On a trip to the Missouri Botanical Garden in St. Louis this summer, a wonderful thing happened: my younger son suddenly thought of something he would like for his birthday. My kids do not want things, usually, which makes holiday gift-giving difficult, so I was happy to hear it. We were in the Japanese Garden at the time, a beautiful space, one of the largest in North America, and he said he was interested in getting a bonsai tree. Wonderful.
The tree came from one of the main companies that sell starter kits with your choice of a five- to seven-year old tree “professionally trained” into an S shape and planted in a ceramic bonsai pot, along with the plastic humidity tray under the pot, rocks to put in the tray under the pot, fertilizer, wire for shaping branches, an instruction manual, thinning shears, and all the best wishes for good luck. We were going to need that more than we did thinning shears, since the shears would only be used if the tree lived long enough to need shaping.
I was given a bonsai as a gift many years ago and promptly let it die, which still makes me cringe, both for what I did to the tree and to the gift-giver emotionally. I am sure it was an expensive tree, and possibly relatively old, but my lifestyle, let’s call it, was not right for attention to daily watering and how the sun landed on it as the planet tilted and spun. To my shame, I would have had a better chance of sailing a dingy across an ocean, using a sextant to arrive at my destination, than I did nurturing that tree.
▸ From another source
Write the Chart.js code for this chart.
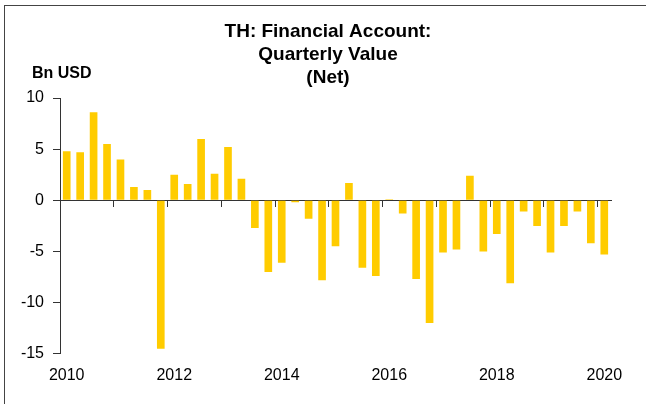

So when my son’s starter bonsai arrived, green, perky, and vital, and quickly showed itself to be infested with some sort of bugs, I was anxious. My son watered it faithfully, put it out of the draft from the vent, and made sure it got sun. But the bugs, which had evolved to look exactly like budding leaves and leaf stems of the Chinese Elm, began to take their toll. Some, and then all but a few, leaves turned yellow and dropped. My son was disappointed. The company told me to spray soapy water on the tree to kill the bugs, and to give it time and keep it watered, but when I sent the latest photos to show them what it looked like, they said they were sending a replacement and to do whatever I wanted with the original—both good customer service and punishment. The tree had one leaf left.
When you watch two dozen YouTube videos of the UK’s bonsai master-grower talking about bonsai and their care, as I did, and pace and peer at your two bonsai on different floors of your home, inspecting them constantly for bugs and signs of fungal growth, cleaning their trays and stands of dead larvae, as I did (and continue to do), it gets serious; you get involved. The trees would not die on my watch, I swore, and they have not. The naked original now has plenty of new growth, including that last leaf, lightly munched, still attached to its twig, and the replacement tree is slowly getting bushier.
I remember looking up, long ago, whether the forced shaping and confinement of bonsai should be thought of as distressing to the plant. The answer seems to be no. The trees would face all manner of natural challenges in the wild and not suffer by them, and it is possible they can live longer, healthy lives in their pots, while giving us a chance to participate in the life process itself—to accept the responsibility for another living thing, to care for it, to meditate on it. In that sense it is like fatherhood, and I may yet succeed at both.
My son enjoys caring for his tree, hearing the soil bubble in the ceramic pot as the water soaks the root ball, watching its shoots open and swell in the solar wind. We are getting there.